## Instructions to follow
Of all the lines in the material below, how many include the string "script"? Give the number only.

## Material provided
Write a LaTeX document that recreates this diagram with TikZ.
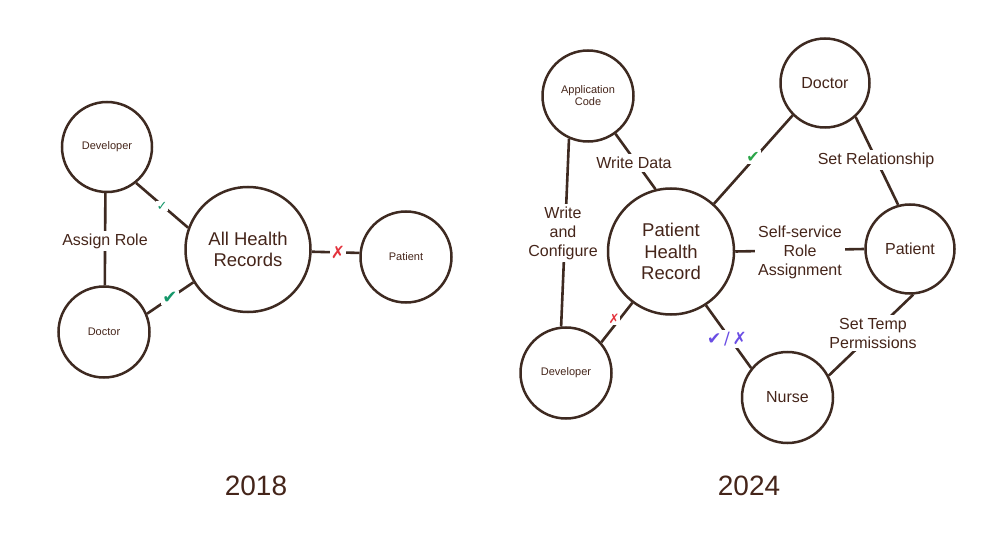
\documentclass[tikz,border=0pt]{standalone}
\usepackage{fontspec}
\setmainfont{Liberation Sans}
\newfontfamily\symf{DejaVu Sans}
\newcommand\fsz[2]{\fontsize{#1}{#2}\selectfont}
\definecolor{textc}{HTML}{45251A}
\definecolor{linec}{HTML}{3E2A21}
\definecolor{okgreen}{HTML}{15976A}
\definecolor{okgreenb}{HTML}{2AA548}
\definecolor{nored}{HTML}{E3323C}
\definecolor{purp}{HTML}{6A4DE4}
\tikzset{
  ent/.style={circle, draw=linec, line width=2.5pt, text=textc, align=center, inner sep=0pt},
  small/.style={font=\fsz{11}{12}},
  mid/.style={font=\fsz{16}{19}},
  big/.style={font=\fsz{18.5}{21.5}},
  conn/.style={draw=linec, line width=2.6pt},
  lbl/.style={fill=white, text=textc, align=center, inner sep=3pt, font=\fsz{16}{19}},
  mark/.style={fill=white, inner sep=2pt, font=\symf\fsz{#1}{#1}},
  mark/.default=13,
  year/.style={text=textc, font=\fsz{28}{28}}
}
\begin{document}
\begin{tikzpicture}[x=1pt,y=-1pt]
\useasboundingbox[fill=white] (0,0) rectangle (1004,540);
% ---------- 2018 ----------
\node[ent, small, minimum size=90pt] (ldev) at (107,147) {Developer};
\node[ent, small, minimum size=91pt] (ldoc) at (104,332) {Doctor};
\node[ent, big, minimum size=125pt] (ahr) at (248,249.5) {All Health\\Records};
\node[ent, small, minimum size=91pt] (lpat) at (406,257) {Patient};

\draw[conn] (ldev.-92) -- (ldoc.89);
\node[lbl] (assign) at (105,241) {Assign Role};
\draw[conn] (ldev.-51) -- (ahr.160);
\node[mark=13, text=okgreen, inner sep=1pt] (lchk1) at (162,206) {✓};
\draw[conn] (ldoc.23) -- (ahr.-149);
\node[mark=18, text=okgreen, inner sep=1pt] (lchk2) at (170,298) {✔};
\draw[conn] (ahr.-2) -- (lpat.175);
\node[mark=17, text=nored, inner sep=1pt] (lx) at (338,252) {✗};

\node[year] (y18) at (256,486) {2018};

% ---------- 2024 ----------
\node[ent, small, minimum size=91pt] (app) at (588,96) {Application\\Code};
\node[ent, mid, minimum size=89pt] (rdoc) at (825,83) {Doctor};
\node[ent, big, minimum size=126pt] (phr) at (671,251.5) {Patient\\Health\\Record};
\node[ent, mid, minimum size=89pt] (rpat) at (910,249) {Patient};
\node[ent, small, minimum size=91pt] (rdev) at (566,373) {Developer};
\node[ent, mid, minimum size=91pt] (nurse) at (787.5,397.5) {Nurse};

\draw[conn] (app.-54) -- (phr.104);
\node[lbl] (wdata) at (634,163) {Write Data};
\draw[conn] (app.-114) -- (rdev.96);
\node[lbl] (wconf) at (563,233) {Write\\and\\Configure};
\draw[conn] (rdoc.-135) -- (phr.48);
\node[mark=16, text=okgreenb, inner sep=1.5pt] (rchk) at (753,157) {✔};
\draw[conn] (rdoc.-48.5) -- (rpat.105);
\node[lbl] (setrel) at (876,160) {Set Relationship};
\draw[conn] (phr.0) -- (rpat.180);
\node[lbl] (selfserv) at (800,252) {Self-service\\Role\\Assignment};
\draw[conn] (phr.-127) -- (rdev.41);
\node[mark=13, text=nored, inner sep=1pt] (rx) at (614,319) {✗};
\draw[conn] (phr.-57.5) -- (nurse.141);
\node[mark=17, text=purp] (nmix) at (727,339) {✔\,/\,✗};
\draw[conn] (rpat.-86) -- (nurse.28.5);
\node[lbl] (settemp) at (873,333) {Set Temp\\Permissions};

\node[year] (y24) at (749,486) {2024};
\end{tikzpicture}
\end{document}
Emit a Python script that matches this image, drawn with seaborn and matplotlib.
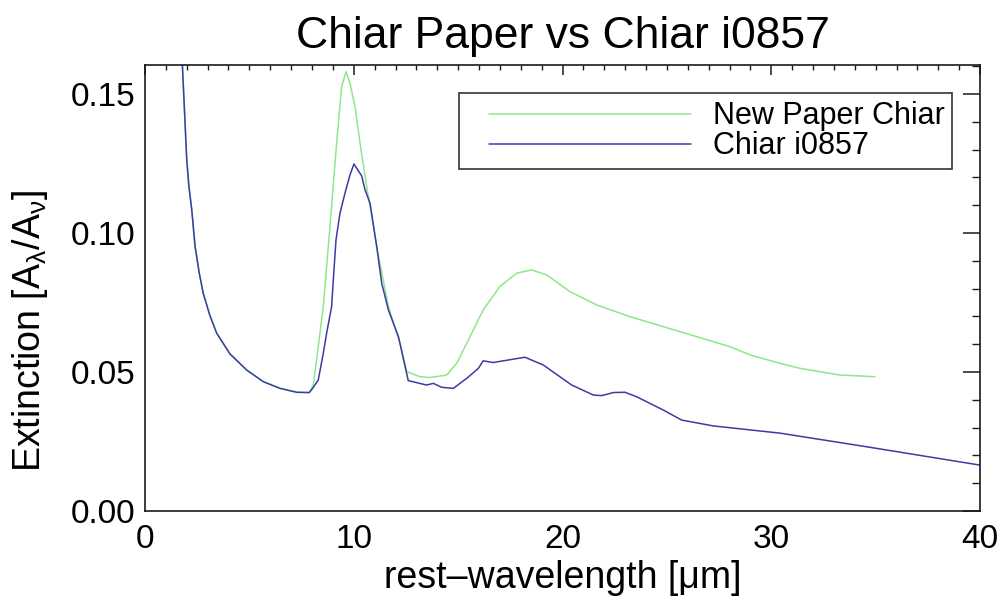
import numpy as np
import pandas as pd
import seaborn as sns
import matplotlib
matplotlib.use("Agg")
import matplotlib.pyplot as plt
from matplotlib.legend_handler import HandlerLine2D
from matplotlib.lines import Line2D
from matplotlib.ticker import MultipleLocator

# ---- data ----
title = "Chiar Paper vs Chiar i0857"
series_names = ["New Paper Chiar", "Chiar i0857"]

chiar_i0857_x = [1.6, 1.79, 2.0, 2.1, 2.24, 2.4, 2.6, 2.79, 3.1, 3.43, 4.07, 4.87, 5.67,
                 6.47, 7.27, 7.87, 8.03, 8.3, 8.54, 8.7, 8.94, 9.02, 9.15, 9.34, 9.58,
                 9.82, 10.01, 10.38, 10.54, 10.78, 11.1, 11.34, 11.66, 12.14, 12.61,
                 13.49, 13.81, 14.21, 14.77, 15.41, 15.97, 16.2, 16.68, 18.2, 19.08,
                 20.44, 21.48, 21.88, 22.44, 22.99, 23.55, 23.87, 24.83, 25.71, 27.22,
                 30.42, 34.57, 40.0]
chiar_i0857_y = [0.19, 0.1604, 0.1263, 0.117, 0.1083, 0.0951, 0.0855, 0.0783, 0.0705,
                 0.064, 0.0565, 0.0507, 0.0465, 0.0441, 0.0427, 0.0426, 0.0441, 0.0471,
                 0.0567, 0.0639, 0.0735, 0.0831, 0.0975, 0.1071, 0.1143, 0.1209, 0.1248,
                 0.1205, 0.1155, 0.1107, 0.0951, 0.0819, 0.0723, 0.0627, 0.0469, 0.0453,
                 0.0459, 0.0445, 0.0441, 0.0477, 0.0513, 0.054, 0.0534, 0.0553, 0.0525,
                 0.0453, 0.0417, 0.0415, 0.0426, 0.0427, 0.0411, 0.0399, 0.0363, 0.0327,
                 0.0306, 0.028, 0.0231, 0.0165]

paper_x = [1.6, 1.79, 2.0, 2.1, 2.24, 2.4, 2.6, 2.79, 3.1, 3.43, 4.07, 4.87, 5.67,
           6.47, 7.27, 7.87, 8.06, 8.22, 8.54, 8.86, 9.18, 9.42, 9.63, 9.82, 10.06,
           10.3, 10.62, 11.1, 11.66, 12.22, 12.54, 13.17, 13.65, 14.45, 14.93, 15.57,
           16.2, 17.0, 17.8, 18.52, 19.24, 20.36, 21.64, 23.23, 25.63, 28.02, 29.0,
           30.42, 31.38, 33.29, 34.97]
paper_y = [0.19, 0.1604, 0.1263, 0.117, 0.1083, 0.0951, 0.0855, 0.0783, 0.0705,
           0.064, 0.0565, 0.0507, 0.0465, 0.0441, 0.0427, 0.0426, 0.0453, 0.0543,
           0.0735, 0.1023, 0.1323, 0.1526, 0.158, 0.1538, 0.1454, 0.1323, 0.1167,
           0.0951, 0.0735, 0.0603, 0.0501, 0.0483, 0.048, 0.0489, 0.0531, 0.0627,
           0.0723, 0.0807, 0.0855, 0.0867, 0.0849, 0.0789, 0.0741, 0.0699, 0.0645,
           0.0591, 0.0561, 0.0531, 0.0513, 0.0489, 0.0483]

x_ticks = [0, 10, 20, 30, 40]
y_ticks = [0.00, 0.05, 0.10, 0.15]

colors = {"New Paper Chiar": "#8fe68b", "Chiar i0857": "#3b3ba6"}

df = pd.concat([
    pd.DataFrame({"wl": paper_x, "ext": paper_y, "series": series_names[0]}),
    pd.DataFrame({"wl": chiar_i0857_x, "ext": chiar_i0857_y, "series": series_names[1]}),
], ignore_index=True)

# ---- style ----
sns.set_theme(style="white")
plt.rcParams["font.family"] = ["Liberation Sans", "DejaVu Sans"]
plt.rcParams["mathtext.fontset"] = "custom"
plt.rcParams["mathtext.rm"] = "Liberation Sans"
plt.rcParams["mathtext.it"] = "Liberation Sans:italic"
plt.rcParams["mathtext.sf"] = "Liberation Sans"
plt.rcParams["text.color"] = "black"
plt.rcParams["axes.labelcolor"] = "black"

fig = plt.figure(figsize=(10.03, 6.03), dpi=100)
ax = fig.add_axes([145 / 1003, 1 - 511 / 603, (980 - 145) / 1003, (511 - 65) / 603])

sns.lineplot(data=df, x="wl", y="ext", hue="series", palette=colors,
             sort=False, estimator=None, linewidth=1.1, ax=ax, legend=False)

ax.set_xlim(0, 40)
ax.set_ylim(0, 0.1604)
ax.set_xticks(x_ticks)
ax.set_yticks(y_ticks)
ax.set_xticklabels([f"{v:d}" for v in x_ticks])
ax.set_yticklabels([f"{v:.2f}" for v in y_ticks])
ax.xaxis.set_minor_locator(MultipleLocator(1))
ax.yaxis.set_minor_locator(MultipleLocator(0.01))

for s in ax.spines.values():
    s.set_color("#1a1a1a")
    s.set_linewidth(1.2)

ax.tick_params(axis="both", which="both", direction="in", top=True, right=True,
               colors="#1a1a1a", labelcolor="black", labelsize=24)
ax.tick_params(axis="x", which="major", length=7, width=1.1, pad=9)
ax.tick_params(axis="x", which="minor", length=3.5, width=1.0)
ax.tick_params(axis="y", which="major", length=12, width=1.1, pad=7)
ax.tick_params(axis="y", which="minor", length=6, width=1.0)

ax.set_title(title, fontsize=32, pad=12.5, color="black")
ax.set_xlabel("rest\u2013wavelength [\u03bcm]", fontsize=27, labelpad=4)
ax.set_ylabel(r"Extinction [A$_\mathrm{\lambda}$/A$_\mathrm{\nu}$]", fontsize=27)
ax.yaxis.set_label_coords(-0.114, 0.405)


class PadLine(HandlerLine2D):
    def get_xdata(self, legend, xdescent, ydescent, width, height, fontsize):
        pad = 0.72 * fontsize
        x = np.array([-xdescent + pad, -xdescent + width])
        return x, x


handles = [Line2D([], [], color=colors[n], linewidth=1.1) for n in series_names]
leg = ax.legend(handles, series_names, loc="upper right",
                bbox_to_anchor=(0.967, 0.9365), borderaxespad=0, fontsize=22,
                frameon=True, fancybox=False, framealpha=1, edgecolor="#333333",
                handlelength=7.32, handletextpad=0.71, labelspacing=0.0,
                borderpad=0.26, handler_map={Line2D: PadLine()})
leg.get_frame().set_linewidth(1.2)

fig.savefig("out.png", dpi=100)
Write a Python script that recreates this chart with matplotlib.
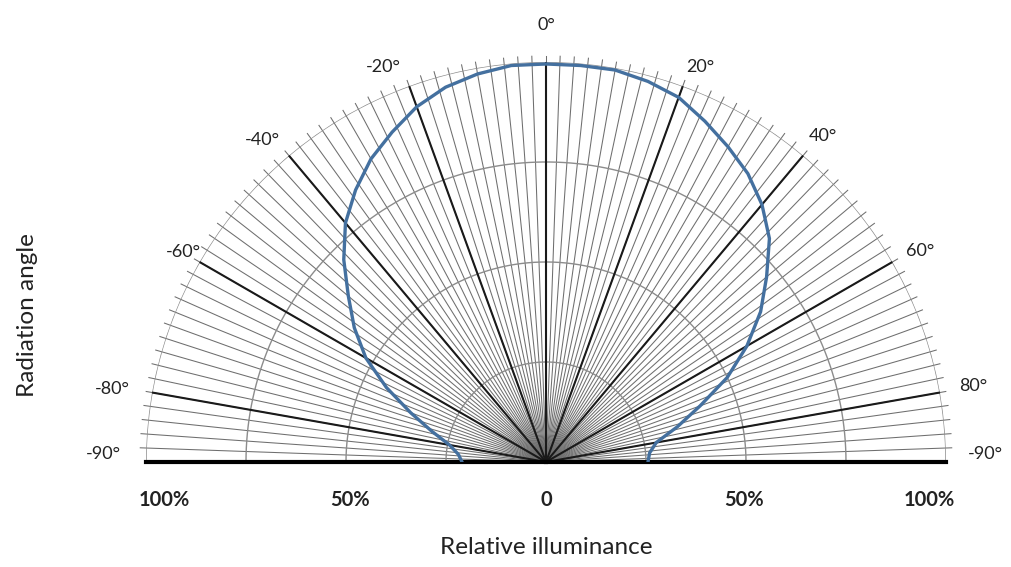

## Complete answer
2